Job:
Quote every line below exactly and skip any picture.

Dataset content:
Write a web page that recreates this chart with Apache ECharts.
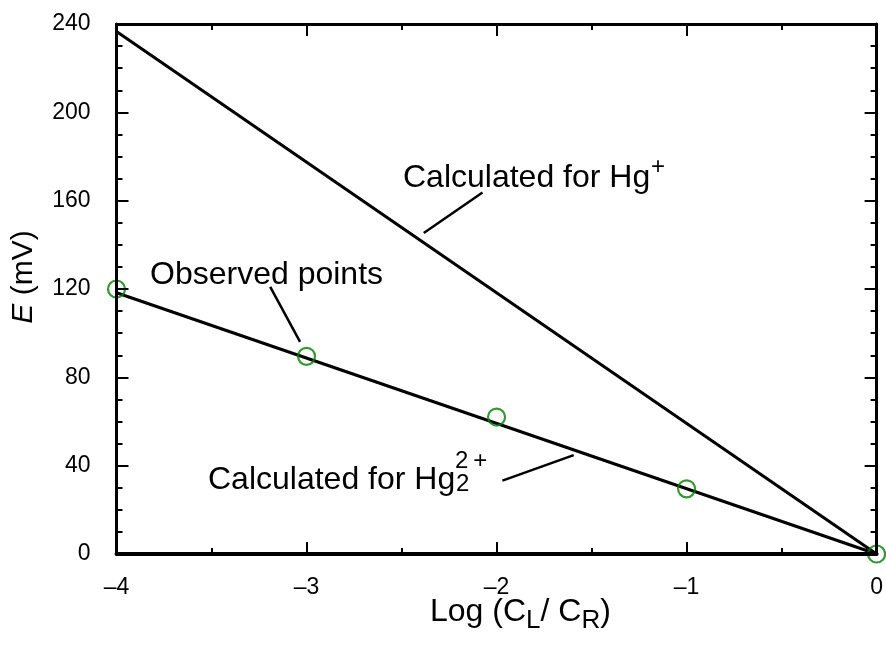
<!DOCTYPE html>
<html>
<head>
<meta charset="utf-8">
<script src="https://cdn.jsdelivr.net/npm/echarts@6/dist/echarts.min.js"></script>
<style>html,body{margin:0;padding:0;background:#fff}#c{width:886px;height:647px}</style>
</head>
<body>
<div id="c"></div>
<script>
// ---- data ----
var xTicks = [-4, -3, -2, -1, 0];
var yTicks = [0, 40, 80, 120, 160, 200, 240];
var hgPlusLine = [[-4, 236.6], [0, 0]];
var hg2Line = [[-4, 118.3], [0, 0]];
var observed = [[-4, 120], [-3, 89.5], [-2, 62], [-1, 29.5], [0, 0]];
// leader lines for annotations (data coordinates)
var leaderHgPlus = [[-2.383, 145.4], [-2.074, 163.7]];
var leaderObserved = [[-3.191, 121], [-3.034, 96.1]];
var leaderHg2 = [[-1.969, 33.2], [-1.594, 44.8]];

var FONT = "'Liberation Sans', Arial, sans-serif";
var chart = echarts.init(document.getElementById('c'));

function fmt(v){ return v < 0 ? '\u2013' + Math.abs(v) : String(v); }

var axisBase = {
  type: 'value',
  z: 5,
  axisLine: { show: true, onZero: false, lineStyle: { color: '#000', width: 3 } },
  axisTick: { show: true, inside: true, length: 12, lineStyle: { color: '#000', width: 2 } },
  minorTick: { show: true, length: 6, lineStyle: { color: '#000', width: 2 } },
  splitLine: { show: false }
};

function lineSeg(pair){ return [{ coord: pair[0] }, { coord: pair[1] }]; }

var option = {
  animation: false,
  backgroundColor: '#fff',
  grid: { left: 116.5, right: 2, top: 24, bottom: 93 },
  xAxis: [
    Object.assign({}, axisBase, {
      position: 'bottom', min: xTicks[0], max: xTicks[xTicks.length-1], interval: 1,
      axisLine: { show: true, onZero: false, lineStyle: { color: '#000', width: 4 } },
      minorTick: { show: true, splitNumber: 2, length: 6, lineStyle: { color: '#000', width: 2 } },
      axisLabel: { show: true, margin: 22, color: '#000', fontSize: 23, fontFamily: FONT, formatter: fmt, showMaxLabel: true, showMinLabel: true }
    }),
    Object.assign({}, axisBase, {
      position: 'top', min: xTicks[0], max: xTicks[xTicks.length-1], interval: 1,
      minorTick: { show: true, splitNumber: 2, length: 6, lineStyle: { color: '#000', width: 2 } },
      axisLabel: { show: false }
    })
  ],
  yAxis: [
    Object.assign({}, axisBase, {
      position: 'left', min: yTicks[0], max: yTicks[yTicks.length-1], interval: 40,
      minorTick: { show: true, splitNumber: 4, length: 6, lineStyle: { color: '#000', width: 2 } },
      axisLabel: { show: true, margin: 26, color: '#000', fontSize: 23, fontFamily: FONT }
    }),
    Object.assign({}, axisBase, {
      position: 'right', min: yTicks[0], max: yTicks[yTicks.length-1], interval: 40,
      minorTick: { show: true, splitNumber: 4, length: 6, lineStyle: { color: '#000', width: 2 } },
      axisLabel: { show: false }
    })
  ],
  series: [
    { type: 'line', data: hgPlusLine, symbol: 'none', z: 2, lineStyle: { color: '#000', width: 3 } },
    { type: 'line', data: hg2Line, symbol: 'none', z: 2, lineStyle: { color: '#000', width: 3 } },
    { type: 'scatter', data: observed, symbol: 'circle', symbolSize: 17, z: 3,
      itemStyle: { color: 'rgba(255,255,255,0)', borderColor: '#008000', borderWidth: 2.2 } },
    { type: 'line', data: [], symbol: 'none',
      markLine: { silent: true, symbol: 'none', animation: false, label: { show: false },
        lineStyle: { color: '#000', width: 2.5, type: 'solid' },
        data: [lineSeg(leaderHgPlus), lineSeg(leaderObserved), lineSeg(leaderHg2)] } }
  ],
  graphic: [
    { type: 'text', left: 403, top: 162, style: { text: 'Calculated for Hg', font: '32px ' + FONT, fill: '#000' } },
    { type: 'text', left: 651, top: 155, style: { text: '+', font: '24px ' + FONT, fill: '#000' } },
    { type: 'text', left: 150, top: 259, style: { text: 'Observed points', font: '32px ' + FONT, fill: '#000' } },
    { type: 'text', left: 208, top: 464, style: { text: 'Calculated for Hg', font: '32px ' + FONT, fill: '#000' } },
    { type: 'text', left: 456, top: 472, style: { text: '2', font: '24px ' + FONT, fill: '#000' } },
    { type: 'text', left: 455, top: 449, style: { text: '2\u2009+', font: '24px ' + FONT, fill: '#000' } },
    { type: 'text', left: 430, top: 596, style: {
        text: '{m|Log (C}{s|L}{m|/ C}{s|R}{m|)}', fill: '#000',
        rich: { m: { fontSize: 32, fontFamily: FONT, lineHeight: 38, verticalAlign: 'top', color: '#000' },
                s: { fontSize: 26, fontFamily: FONT, lineHeight: 18, verticalAlign: 'bottom', color: '#000' } } } },
    { type: 'text', x: 24, y: 277, rotation: Math.PI / 2, style: {
        text: '{i|E} (mV)', align: 'center', verticalAlign: 'middle', fill: '#000',
        rich: { i: { fontSize: 30, fontFamily: FONT, fontStyle: 'italic', color: '#000' } },
        font: '30px ' + FONT } }
  ]
};
chart.setOption(option);
</script>
</body>
</html>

Exercise solution:
Write a web page that recreates this chart with Apache ECharts.
<!DOCTYPE html>
<html>
<head>
<meta charset="utf-8">
<script src="https://cdn.jsdelivr.net/npm/echarts@6/dist/echarts.min.js"></script>
<style>html,body{margin:0;padding:0;background:#fff}#c{width:886px;height:647px}</style>
</head>
<body>
<div id="c"></div>
<script>
// ---- data ----
var xTicks = [-4, -3, -2, -1, 0];
var yTicks = [0, 40, 80, 120, 160, 200, 240];
var hgPlusLine = [[-4, 236.6], [0, 0]];
var hg2Line = [[-4, 118.3], [0, 0]];
var observed = [[-4, 120], [-3, 89.5], [-2, 62], [-1, 29.5], [0, 0]];
// leader lines for annotations (data coordinates)
var leaderHgPlus = [[-2.383, 145.4], [-2.074, 163.7]];
var leaderObserved = [[-3.191, 121], [-3.034, 96.1]];
var leaderHg2 = [[-1.969, 33.2], [-1.594, 44.8]];

var FONT = "'Liberation Sans', Arial, sans-serif";
var chart = echarts.init(document.getElementById('c'));

function fmt(v){ return v < 0 ? '\u2013' + Math.abs(v) : String(v); }

var axisBase = {
  type: 'value',
  z: 5,
  axisLine: { show: true, onZero: false, lineStyle: { color: '#000', width: 3 } },
  axisTick: { show: true, inside: true, length: 12, lineStyle: { color: '#000', width: 2 } },
  minorTick: { show: true, length: 6, lineStyle: { color: '#000', width: 2 } },
  splitLine: { show: false }
};

function lineSeg(pair){ return [{ coord: pair[0] }, { coord: pair[1] }]; }

var option = {
  animation: false,
  backgroundColor: '#fff',
  grid: { left: 116.5, right: 2, top: 24, bottom: 93 },
  xAxis: [
    Object.assign({}, axisBase, {
      position: 'bottom', min: xTicks[0], max: xTicks[xTicks.length-1], interval: 1,
      axisLine: { show: true, onZero: false, lineStyle: { color: '#000', width: 4 } },
      minorTick: { show: true, splitNumber: 2, length: 6, lineStyle: { color: '#000', width: 2 } },
      axisLabel: { show: true, margin: 22, color: '#000', fontSize: 23, fontFamily: FONT, formatter: fmt, showMaxLabel: true, showMinLabel: true }
    }),
    Object.assign({}, axisBase, {
      position: 'top', min: xTicks[0], max: xTicks[xTicks.length-1], interval: 1,
      minorTick: { show: true, splitNumber: 2, length: 6, lineStyle: { color: '#000', width: 2 } },
      axisLabel: { show: false }
    })
  ],
  yAxis: [
    Object.assign({}, axisBase, {
      position: 'left', min: yTicks[0], max: yTicks[yTicks.length-1], interval: 40,
      minorTick: { show: true, splitNumber: 4, length: 6, lineStyle: { color: '#000', width: 2 } },
      axisLabel: { show: true, margin: 26, color: '#000', fontSize: 23, fontFamily: FONT }
    }),
    Object.assign({}, axisBase, {
      position: 'right', min: yTicks[0], max: yTicks[yTicks.length-1], interval: 40,
      minorTick: { show: true, splitNumber: 4, length: 6, lineStyle: { color: '#000', width: 2 } },
      axisLabel: { show: false }
    })
  ],
  series: [
    { type: 'line', data: hgPlusLine, symbol: 'none', z: 2, lineStyle: { color: '#000', width: 3 } },
    { type: 'line', data: hg2Line, symbol: 'none', z: 2, lineStyle: { color: '#000', width: 3 } },
    { type: 'scatter', data: observed, symbol: 'circle', symbolSize: 17, z: 3,
      itemStyle: { color: 'rgba(255,255,255,0)', borderColor: '#008000', borderWidth: 2.2 } },
    { type: 'line', data: [], symbol: 'none',
      markLine: { silent: true, symbol: 'none', animation: false, label: { show: false },
        lineStyle: { color: '#000', width: 2.5, type: 'solid' },
        data: [lineSeg(leaderHgPlus), lineSeg(leaderObserved), lineSeg(leaderHg2)] } }
  ],
  graphic: [
    { type: 'text', left: 403, top: 162, style: { text: 'Calculated for Hg', font: '32px ' + FONT, fill: '#000' } },
    { type: 'text', left: 651, top: 155, style: { text: '+', font: '24px ' + FONT, fill: '#000' } },
    { type: 'text', left: 150, top: 259, style: { text: 'Observed points', font: '32px ' + FONT, fill: '#000' } },
    { type: 'text', left: 208, top: 464, style: { text: 'Calculated for Hg', font: '32px ' + FONT, fill: '#000' } },
    { type: 'text', left: 456, top: 472, style: { text: '2', font: '24px ' + FONT, fill: '#000' } },
    { type: 'text', left: 455, top: 449, style: { text: '2\u2009+', font: '24px ' + FONT, fill: '#000' } },
    { type: 'text', left: 430, top: 596, style: {
        text: '{m|Log (C}{s|L}{m|/ C}{s|R}{m|)}', fill: '#000',
        rich: { m: { fontSize: 32, fontFamily: FONT, lineHeight: 38, verticalAlign: 'top', color: '#000' },
                s: { fontSize: 26, fontFamily: FONT, lineHeight: 18, verticalAlign: 'bottom', color: '#000' } } } },
    { type: 'text', x: 24, y: 277, rotation: Math.PI / 2, style: {
        text: '{i|E} (mV)', align: 'center', verticalAlign: 'middle', fill: '#000',
        rich: { i: { fontSize: 30, fontFamily: FONT, fontStyle: 'italic', color: '#000' } },
        font: '30px ' + FONT } }
  ]
};
chart.setOption(option);
</script>
</body>
</html>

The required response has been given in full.